Aqui chegados, torna-se oportuno recorrermos a uma conhecida metáfora, muito actual nos dias de hoje, a do copo meio. Perante um copo meio, tanto se poderá dele dizer que é um copo meio-vazio como um copo meio-cheio. E, de facto, ambas as afirmações são verdadeiras. Todavia, cabe ao sujeito que observa o copo meio nomear aquilo que vê, melhor, aquilo que escolhe ver, sendo certo que o resultado prático da sua escolha vai determinar o seu posicionamento sobre o estado do objecto e, afirmando-o publicamente, influenciará quem o escute.

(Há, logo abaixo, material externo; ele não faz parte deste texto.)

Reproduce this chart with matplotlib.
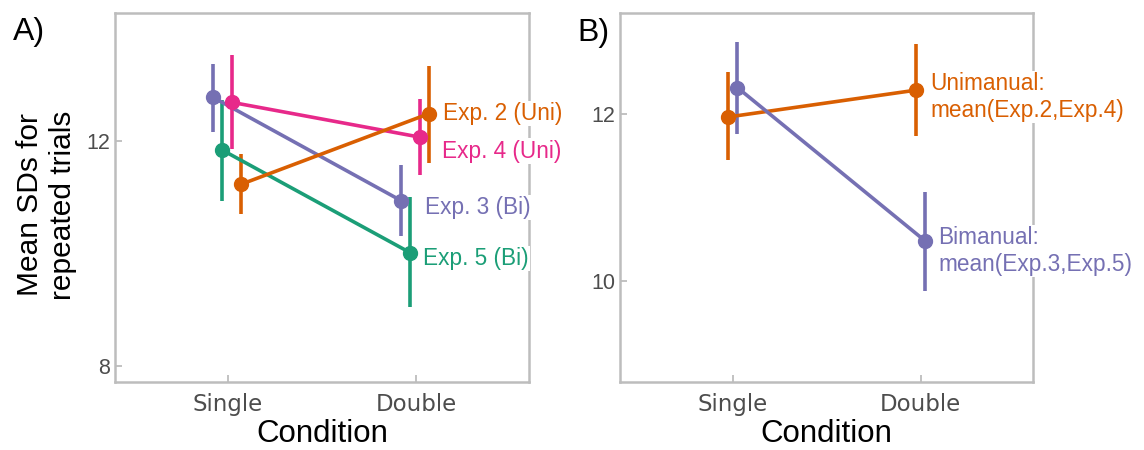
#!/usr/bin/env python3

# SD across repeated trials: single vs double condition, per experiment (A)
# and pooled by hand condition (B)

import matplotlib
matplotlib.use('Agg')
import matplotlib.pyplot as plt

plt.rcParams['font.family'] = ['Liberation Sans', 'DejaVu Sans']

conditions = ['Single', 'Double']

# panel A: per-experiment means with interval ends
exp_labels = ['Exp. 3 (Bi)', 'Exp. 5 (Bi)', 'Exp. 4 (Uni)', 'Exp. 2 (Uni)']
exp3_mean = [12.78, 10.94]
exp3_lo = [12.17, 10.31]
exp3_hi = [13.38, 11.57]
exp5_mean = [11.84, 10.01]
exp5_lo = [10.93, 9.04]
exp5_hi = [12.73, 11.00]
exp4_mean = [12.69, 12.07]
exp4_lo = [11.85, 11.40]
exp4_hi = [13.54, 12.75]
exp2_mean = [11.23, 12.49]
exp2_lo = [10.71, 11.61]
exp2_hi = [11.77, 13.34]

# panel B: pooled unimanual / bimanual
pooled_labels = ['Unimanual:\nmean(Exp.2,Exp.4)', 'Bimanual:\nmean(Exp.3,Exp.5)']
uni_mean = [11.96, 12.28]
uni_lo = [11.45, 11.73]
uni_hi = [12.50, 12.83]
bi_mean = [12.31, 10.48]
bi_lo = [11.76, 9.89]
bi_hi = [12.85, 11.06]

green = '#1B9E77'
orange = '#D95F02'
purple = '#7570B3'
pink = '#E7298A'
border = '#BDBDBD'
tickgrey = '#4D4D4D'

fig = plt.figure(figsize=(11.44, 4.5), dpi=100)
axA = fig.add_axes([0.1005, 0.1511, 0.3619, 0.82])
axB = fig.add_axes([0.5420, 0.1511, 0.3613, 0.82])


def draw_series(ax, mean, lo, hi, dodge, color, label, shift):
    xs = [i + 1 + dodge for i in range(len(mean))]
    for x, a, b in zip(xs, lo, hi):
        ax.plot([x, x], [a, b], color=color, lw=2.6, solid_capstyle='butt', zorder=3)
    ax.plot(xs, mean, color=color, lw=2.6, marker='o', ms=10, zorder=4)
    # label sits just right of the Double point, on a white patch
    ax.annotate(label, (xs[-1], mean[-1]), xytext=shift,
                textcoords='offset pixels', color=color, fontsize=16.3,
                ha='left', va='center', annotation_clip=False, zorder=6,
                bbox=dict(boxstyle='square,pad=0.05', fc='white', ec='none'))


series_a = [
    (exp3_mean, exp3_lo, exp3_hi, -0.08, purple, (24, -7)),
    (exp5_mean, exp5_lo, exp5_hi, -0.03, green, (13, -6)),
    (exp4_mean, exp4_lo, exp4_hi, 0.02, pink, (22, -14)),
    (exp2_mean, exp2_lo, exp2_hi, 0.07, orange, (14, 0)),
]
for (m, lo, hi, d, c, sh), lab in zip(series_a, exp_labels):
    draw_series(axA, m, lo, hi, d, c, lab, sh)

draw_series(axB, uni_mean, uni_lo, uni_hi, -0.025, orange, pooled_labels[0], (14, -7))
draw_series(axB, bi_mean, bi_lo, bi_hi, 0.025, purple, pooled_labels[1], (13, -10))

axA.set_ylim(7.71, 14.28)
axA.set_yticks([8, 12])
axB.set_ylim(8.8, 13.2)
axB.set_yticks([10, 12])

for ax in (axA, axB):
    ax.set_xlim(0.4, 2.6)
    ax.set_xticks([1, 2])
    ax.set_xticklabels(conditions, family='DejaVu Sans', fontsize=16.5, color=tickgrey)
    for t in ax.get_yticklabels():
        t.set_fontsize(15.5)
        t.set_color(tickgrey)
    ax.tick_params(axis='both', direction='in', length=5, width=1.3, color=border)
    ax.tick_params(axis='x', pad=8)
    ax.tick_params(axis='y', pad=3.5)
    for s in ax.spines.values():
        s.set_color(border)
        s.set_linewidth(1.8)
    ax.set_xlabel('Condition', fontsize=22.5, labelpad=2)

axA.set_ylabel('Mean SDs for\nrepeated trials', fontsize=21.5, va='center',
               linespacing=1.25)
axA.yaxis.set_label_coords(-0.165, 0.48)

fig.text(13 / 1144, 1 - 40 / 450, 'A)', fontsize=23, ha='left', va='baseline')
fig.text(577 / 1144, 1 - 41 / 450, 'B)', fontsize=23, ha='left', va='baseline')

fig.savefig('out.png', dpi=100)
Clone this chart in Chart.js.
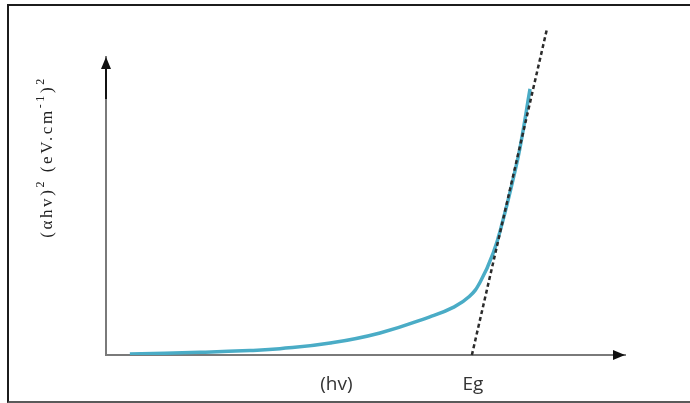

De modo semelhante à nossa metáfora, também os sujeitos de esquerda – sejam eles indivíduos ou entidades colectivas (no caso, partidos revolucionários e sindicatos) - , observando e agindo sobre a realidade objectiva desta crise, têm de escolher, no plano subjectivo, se decidem pensar que esta crise vai ser resolvida nos marcos do capitalismo, sendo bastante procurarem resistir, manobrando para não perder muito – isto equivale a ver o copo meio vazio, agindo para que não se esvazie muito mais -, ou se, pelo contrário, considerando que vivemos um período de viragem histórico, decidem alargar e intensificar a luta, travando todos os combates necessários para ganhar terreno ao inimigo de classe, com o objectivo de, aproveitando uma fragilização conjuntural do adversário, alterar a correlação de forças existente num sentido favorável aos trabalhadores e aos povos, na perspectiva do socialismo – isto será ver o copo meio cheio, exigindo-nos todos os esforços e energias para procurarmos enchê-lo o mais possível.
Nenhum de nós pode antecipar o rumo dos acontecimentos actuais, as formas da ruptura que visamos para operar a viragem democrática e patriótica, como se operará a revolução que é nossa obrigação realizarmos. Mas já sabemos que a luta é o caminho e que o sujeito principal desse processo será o movimento operário e sindical de classe, em unidade com as outras classes e camadas sociais igualmente atingidas, sob a direcção política do Partido Comunista Português. Em Portugal, por razões históricas e de classe, afortunadamente e ao contrário de muitos outros países e povos, existe – há 88 corajosos anos - um PCP solidamente organizado e ligado às massas, desfrutando de um prestígio crescente entre os trabalhadores, possuidor de um profundo conhecimento das realidades portuguesas, capacitado com quadros e com ideias para avançar o caminho e as soluções para a gravíssima situação actual. Sendo esta a realidade portuguesa, cumpramos então com honra aquele que é o nosso dever, colocando-nos audaciosamente à frente dos sectores sociais mais avançados, trabalhando para os unir e mobilizar para a acção, para a luta que mudará o infeliz e humilhante rumo actual do país. Confiantes que o povo, escutando a nossa voz, clara nos objectivos e convicta, compreenderá que o caminho apontado pelos comunistas é afinal o seu caminho, o caminho do progresso e da mudança.

Nesta exaltante caminhada, será um grande passo aquele que preparamos para a grande Marcha de Maio. Não permitamos que quem quer que seja - comunista, trabalhador, democrata, patriota - , por ignorância, desconhecimento ou desatenção, subestime a sua importância e a sua responsabilidade, perante os desafios do futuro de um povo que já foi capaz de fazer Abril.
Fazendo mais uma vez uso da nossa metáfora, devemos intervir e agir para que o nosso povo tome como sua a tarefa de acabar de encher o copo - meio cheio! - e o faça finalmente transbordar.